» EXERCISE DETAILS: Sort through the data and copy the lines holding the word "with".
====== COLLECTED DATA
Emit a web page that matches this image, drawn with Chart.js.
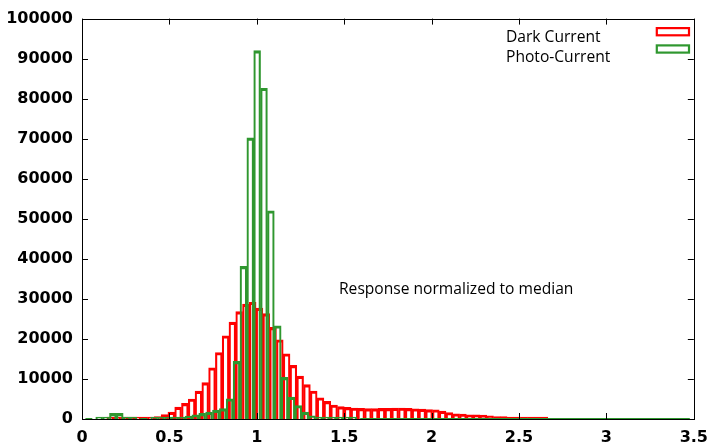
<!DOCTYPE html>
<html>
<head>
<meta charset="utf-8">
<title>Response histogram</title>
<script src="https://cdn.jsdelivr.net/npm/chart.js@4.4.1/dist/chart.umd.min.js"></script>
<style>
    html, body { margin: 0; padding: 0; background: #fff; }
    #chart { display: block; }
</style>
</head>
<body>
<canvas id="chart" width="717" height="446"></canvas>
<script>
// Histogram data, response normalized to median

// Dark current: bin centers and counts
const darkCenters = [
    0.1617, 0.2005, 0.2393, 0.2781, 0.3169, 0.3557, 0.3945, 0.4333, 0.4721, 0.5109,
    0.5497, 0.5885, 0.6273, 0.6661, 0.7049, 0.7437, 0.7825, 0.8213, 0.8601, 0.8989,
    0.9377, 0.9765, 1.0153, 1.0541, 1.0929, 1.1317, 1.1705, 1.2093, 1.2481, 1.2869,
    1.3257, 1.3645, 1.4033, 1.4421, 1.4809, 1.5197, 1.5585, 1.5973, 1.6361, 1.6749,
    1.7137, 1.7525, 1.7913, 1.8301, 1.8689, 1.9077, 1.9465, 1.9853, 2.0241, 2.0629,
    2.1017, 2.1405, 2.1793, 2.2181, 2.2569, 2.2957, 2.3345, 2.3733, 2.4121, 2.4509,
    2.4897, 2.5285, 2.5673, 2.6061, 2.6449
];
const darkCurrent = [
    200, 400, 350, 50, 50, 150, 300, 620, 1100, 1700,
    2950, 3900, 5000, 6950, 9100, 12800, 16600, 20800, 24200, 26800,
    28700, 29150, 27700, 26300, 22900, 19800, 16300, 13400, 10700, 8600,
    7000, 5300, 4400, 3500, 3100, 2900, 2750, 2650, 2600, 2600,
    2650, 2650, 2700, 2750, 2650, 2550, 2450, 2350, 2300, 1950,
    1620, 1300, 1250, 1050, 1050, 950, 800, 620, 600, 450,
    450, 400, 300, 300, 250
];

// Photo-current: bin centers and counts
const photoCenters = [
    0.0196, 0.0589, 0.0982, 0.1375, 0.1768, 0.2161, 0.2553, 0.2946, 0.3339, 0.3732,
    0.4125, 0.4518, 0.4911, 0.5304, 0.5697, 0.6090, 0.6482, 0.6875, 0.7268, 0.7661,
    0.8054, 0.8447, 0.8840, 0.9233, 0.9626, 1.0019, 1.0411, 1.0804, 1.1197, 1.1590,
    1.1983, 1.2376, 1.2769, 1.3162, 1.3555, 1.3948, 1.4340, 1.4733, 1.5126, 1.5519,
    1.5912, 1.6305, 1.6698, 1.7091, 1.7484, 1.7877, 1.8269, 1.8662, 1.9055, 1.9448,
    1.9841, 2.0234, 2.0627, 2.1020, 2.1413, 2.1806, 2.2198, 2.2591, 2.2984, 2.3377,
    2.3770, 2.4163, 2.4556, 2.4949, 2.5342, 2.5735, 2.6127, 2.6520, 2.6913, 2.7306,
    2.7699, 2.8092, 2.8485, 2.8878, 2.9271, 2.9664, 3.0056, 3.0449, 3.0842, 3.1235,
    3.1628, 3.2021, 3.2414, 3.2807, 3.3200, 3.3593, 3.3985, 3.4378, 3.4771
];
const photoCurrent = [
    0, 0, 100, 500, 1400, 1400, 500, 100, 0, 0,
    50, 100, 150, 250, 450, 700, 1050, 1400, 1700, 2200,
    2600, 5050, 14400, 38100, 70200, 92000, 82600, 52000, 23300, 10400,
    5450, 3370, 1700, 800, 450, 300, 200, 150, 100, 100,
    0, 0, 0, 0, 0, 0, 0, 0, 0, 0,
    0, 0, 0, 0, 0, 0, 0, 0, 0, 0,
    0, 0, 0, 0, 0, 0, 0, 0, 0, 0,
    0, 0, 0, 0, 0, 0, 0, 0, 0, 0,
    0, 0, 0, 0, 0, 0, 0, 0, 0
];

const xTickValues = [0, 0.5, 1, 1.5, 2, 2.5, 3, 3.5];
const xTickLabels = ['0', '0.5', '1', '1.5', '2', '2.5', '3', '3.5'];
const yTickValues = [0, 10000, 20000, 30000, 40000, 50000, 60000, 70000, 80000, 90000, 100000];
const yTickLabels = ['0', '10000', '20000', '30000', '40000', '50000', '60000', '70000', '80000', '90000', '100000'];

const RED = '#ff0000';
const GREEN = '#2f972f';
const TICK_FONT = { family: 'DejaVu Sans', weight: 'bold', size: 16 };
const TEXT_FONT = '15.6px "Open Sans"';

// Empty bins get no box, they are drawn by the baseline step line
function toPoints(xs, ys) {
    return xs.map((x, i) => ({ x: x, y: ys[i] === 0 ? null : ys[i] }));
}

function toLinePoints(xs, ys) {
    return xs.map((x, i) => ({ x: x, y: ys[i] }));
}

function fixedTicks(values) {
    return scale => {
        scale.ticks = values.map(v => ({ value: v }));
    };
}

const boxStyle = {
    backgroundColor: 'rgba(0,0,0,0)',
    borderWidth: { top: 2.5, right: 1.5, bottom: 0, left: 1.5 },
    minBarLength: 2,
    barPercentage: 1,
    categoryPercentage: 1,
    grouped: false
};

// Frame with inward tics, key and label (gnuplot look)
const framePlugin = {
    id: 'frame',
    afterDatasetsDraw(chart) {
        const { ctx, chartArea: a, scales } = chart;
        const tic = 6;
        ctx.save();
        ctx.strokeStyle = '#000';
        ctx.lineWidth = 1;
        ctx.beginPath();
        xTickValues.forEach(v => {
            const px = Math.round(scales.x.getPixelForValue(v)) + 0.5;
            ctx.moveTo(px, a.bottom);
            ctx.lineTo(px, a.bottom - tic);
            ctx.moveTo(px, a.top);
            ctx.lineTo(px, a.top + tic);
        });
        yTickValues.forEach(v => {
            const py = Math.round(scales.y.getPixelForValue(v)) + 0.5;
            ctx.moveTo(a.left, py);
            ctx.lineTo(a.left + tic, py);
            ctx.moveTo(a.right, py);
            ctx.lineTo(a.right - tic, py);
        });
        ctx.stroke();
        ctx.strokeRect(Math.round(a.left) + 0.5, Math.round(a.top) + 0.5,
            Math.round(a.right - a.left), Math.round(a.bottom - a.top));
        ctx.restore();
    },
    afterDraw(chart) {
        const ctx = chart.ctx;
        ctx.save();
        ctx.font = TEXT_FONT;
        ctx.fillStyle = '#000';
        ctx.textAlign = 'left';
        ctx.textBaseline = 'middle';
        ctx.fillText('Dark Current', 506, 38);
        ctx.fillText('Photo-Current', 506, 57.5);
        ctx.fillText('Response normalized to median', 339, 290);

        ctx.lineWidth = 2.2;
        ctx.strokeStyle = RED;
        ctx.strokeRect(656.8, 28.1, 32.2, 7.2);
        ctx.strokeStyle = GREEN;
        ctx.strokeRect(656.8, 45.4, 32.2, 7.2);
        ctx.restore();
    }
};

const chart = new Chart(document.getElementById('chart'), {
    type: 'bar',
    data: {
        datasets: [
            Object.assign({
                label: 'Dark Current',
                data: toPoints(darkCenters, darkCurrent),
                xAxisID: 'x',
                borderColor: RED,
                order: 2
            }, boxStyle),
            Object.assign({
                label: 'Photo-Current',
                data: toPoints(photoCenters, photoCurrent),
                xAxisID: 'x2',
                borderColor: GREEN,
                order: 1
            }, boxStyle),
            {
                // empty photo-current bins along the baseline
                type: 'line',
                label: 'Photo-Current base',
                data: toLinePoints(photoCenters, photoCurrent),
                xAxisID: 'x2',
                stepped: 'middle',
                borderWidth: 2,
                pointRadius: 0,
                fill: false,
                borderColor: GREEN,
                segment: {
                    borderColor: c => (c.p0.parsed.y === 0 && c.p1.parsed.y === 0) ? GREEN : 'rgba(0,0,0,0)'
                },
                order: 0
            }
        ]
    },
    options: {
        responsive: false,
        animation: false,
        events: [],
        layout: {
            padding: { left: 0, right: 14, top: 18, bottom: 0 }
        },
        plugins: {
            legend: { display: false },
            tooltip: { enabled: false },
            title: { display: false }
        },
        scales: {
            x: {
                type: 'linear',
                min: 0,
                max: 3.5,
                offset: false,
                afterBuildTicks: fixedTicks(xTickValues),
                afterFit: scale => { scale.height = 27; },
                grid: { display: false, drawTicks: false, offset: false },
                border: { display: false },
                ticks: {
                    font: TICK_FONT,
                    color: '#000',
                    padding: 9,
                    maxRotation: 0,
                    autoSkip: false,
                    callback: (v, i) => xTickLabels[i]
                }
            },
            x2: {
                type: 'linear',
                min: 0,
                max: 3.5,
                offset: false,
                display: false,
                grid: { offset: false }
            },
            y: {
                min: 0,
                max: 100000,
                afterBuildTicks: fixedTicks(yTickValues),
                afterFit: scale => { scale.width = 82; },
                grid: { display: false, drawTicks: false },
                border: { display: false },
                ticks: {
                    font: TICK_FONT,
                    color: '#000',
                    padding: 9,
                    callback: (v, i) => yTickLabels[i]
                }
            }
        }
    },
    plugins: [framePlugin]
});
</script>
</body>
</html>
============
» WRITTEN SOLUTION:
Emit a web page that matches this image, drawn with Chart.js.
// Frame with inward tics, key and label (gnuplot look)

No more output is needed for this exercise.